**Written instruction**. Omit all pictures. Copy the rest of the material exactly.

**Records supplied**.
------------------------------------
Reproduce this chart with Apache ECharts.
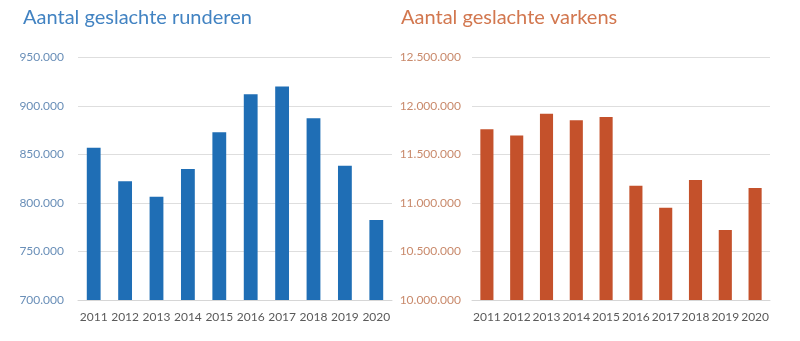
<!DOCTYPE html>
<html>
<head>
<meta charset="utf-8">
<script src="https://cdn.jsdelivr.net/npm/echarts@6/dist/echarts.min.js"></script>
<style>
  html, body { margin: 0; padding: 0; background: #ffffff; }
  #chart { width: 800px; height: 341px; }
</style>
</head>
<body>
<div id="chart"></div>
<script>
// Slaughter figures per year
const years = ['2011', '2012', '2013', '2014', '2015', '2016', '2017', '2018', '2019', '2020'];
const runderen = [857000, 822500, 806500, 835000, 873000, 912000, 920000, 887500, 838500, 782500];
const varkens = [11760000, 11695000, 11920000, 11852000, 11887000, 11178000, 10952000, 11237000, 10722000, 11155000];

const FONT = 'Lato';

// Dutch thousands separator
function nl(v) {
  return String(Math.round(v)).replace(/\B(?=(\d{3})+(?!\d))/g, '.');
}

const chart = echarts.init(document.getElementById('chart'), null, { renderer: 'canvas' });

const gridLine = { show: true, lineStyle: { color: '#dedede', width: 1 } };
const xAxisCommon = {
  type: 'category',
  data: years,
  axisTick: { show: false },
  axisLine: { show: true, lineStyle: { color: '#d6d6d6', width: 1 } },
  axisLabel: { color: '#5a5a5a', fontFamily: FONT, fontSize: 12, margin: 11, interval: 0 }
};

chart.setOption({
  animation: false,
  title: [
    { text: 'Aantal geslachte runderen', left: 18, top: 3,
      textStyle: { color: '#4283c2', fontFamily: FONT, fontSize: 20, fontWeight: 'normal' } },
    { text: 'Aantal geslachte varkens', left: 396, top: 3,
      textStyle: { color: '#d2774f', fontFamily: FONT, fontSize: 20, fontWeight: 'normal' } }
  ],
  grid: [
    { left: 78, right: 408, top: 57.5, bottom: 41 },
    { left: 472, right: 30, top: 57.5, bottom: 41 }
  ],
  xAxis: [
    Object.assign({ gridIndex: 0 }, xAxisCommon),
    Object.assign({ gridIndex: 1 }, xAxisCommon)
  ],
  yAxis: [
    { type: 'value', gridIndex: 0, min: 700000, max: 950000, interval: 50000,
      axisLine: { show: false }, axisTick: { show: false }, splitLine: gridLine,
      axisLabel: { color: '#6a8fb8', fontFamily: FONT, fontSize: 12, margin: 14, formatter: nl } },
    { type: 'value', gridIndex: 1, min: 10000000, max: 12500000, interval: 500000,
      axisLine: { show: false }, axisTick: { show: false }, splitLine: gridLine,
      axisLabel: { color: '#c98a6c', fontFamily: FONT, fontSize: 12, margin: 11, formatter: nl } }
  ],
  series: [
    { type: 'bar', xAxisIndex: 0, yAxisIndex: 0, data: runderen, barWidth: '44%',
      itemStyle: { color: '#1f6eb5' } },
    { type: 'bar', xAxisIndex: 1, yAxisIndex: 1, data: varkens, barWidth: '44%',
      itemStyle: { color: '#c4512b' } }
  ]
});
</script>
</body>
</html>
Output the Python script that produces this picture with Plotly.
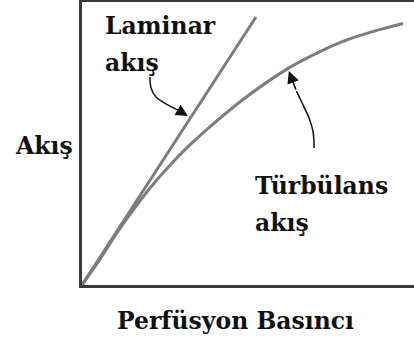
------------------------------------
**Response to this task**.
Reproduce this chart with Apache ECharts.
<!DOCTYPE html>
<html>
<head>
<meta charset="utf-8">
<script src="https://cdn.jsdelivr.net/npm/echarts@6/dist/echarts.min.js"></script>
<style>
  html, body { margin: 0; padding: 0; background: #ffffff; }
  #chart { width: 800px; height: 341px; }
</style>
</head>
<body>
<div id="chart"></div>
<script>
// Slaughter figures per year
const years = ['2011', '2012', '2013', '2014', '2015', '2016', '2017', '2018', '2019', '2020'];
const runderen = [857000, 822500, 806500, 835000, 873000, 912000, 920000, 887500, 838500, 782500];
const varkens = [11760000, 11695000, 11920000, 11852000, 11887000, 11178000, 10952000, 11237000, 10722000, 11155000];

const FONT = 'Lato';

// Dutch thousands separator
function nl(v) {
  return String(Math.round(v)).replace(/\B(?=(\d{3})+(?!\d))/g, '.');
}

const chart = echarts.init(document.getElementById('chart'), null, { renderer: 'canvas' });

const gridLine = { show: true, lineStyle: { color: '#dedede', width: 1 } };
const xAxisCommon = {
  type: 'category',
  data: years,
  axisTick: { show: false },
  axisLine: { show: true, lineStyle: { color: '#d6d6d6', width: 1 } },
  axisLabel: { color: '#5a5a5a', fontFamily: FONT, fontSize: 12, margin: 11, interval: 0 }
};

chart.setOption({
  animation: false,
  title: [
    { text: 'Aantal geslachte runderen', left: 18, top: 3,
      textStyle: { color: '#4283c2', fontFamily: FONT, fontSize: 20, fontWeight: 'normal' } },
    { text: 'Aantal geslachte varkens', left: 396, top: 3,
      textStyle: { color: '#d2774f', fontFamily: FONT, fontSize: 20, fontWeight: 'normal' } }
  ],
  grid: [
    { left: 78, right: 408, top: 57.5, bottom: 41 },
    { left: 472, right: 30, top: 57.5, bottom: 41 }
  ],
  xAxis: [
    Object.assign({ gridIndex: 0 }, xAxisCommon),
    Object.assign({ gridIndex: 1 }, xAxisCommon)
  ],
  yAxis: [
    { type: 'value', gridIndex: 0, min: 700000, max: 950000, interval: 50000,
      axisLine: { show: false }, axisTick: { show: false }, splitLine: gridLine,
      axisLabel: { color: '#6a8fb8', fontFamily: FONT, fontSize: 12, margin: 14, formatter: nl } },
    { type: 'value', gridIndex: 1, min: 10000000, max: 12500000, interval: 500000,
      axisLine: { show: false }, axisTick: { show: false }, splitLine: gridLine,
      axisLabel: { color: '#c98a6c', fontFamily: FONT, fontSize: 12, margin: 11, formatter: nl } }
  ],
  series: [
    { type: 'bar', xAxisIndex: 0, yAxisIndex: 0, data: runderen, barWidth: '44%',
      itemStyle: { color: '#1f6eb5' } },
    { type: 'bar', xAxisIndex: 1, yAxisIndex: 1, data: varkens, barWidth: '44%',
      itemStyle: { color: '#c4512b' } }
  ]
});
</script>
</body>
</html>
Output the Python script that produces this picture with Plotly.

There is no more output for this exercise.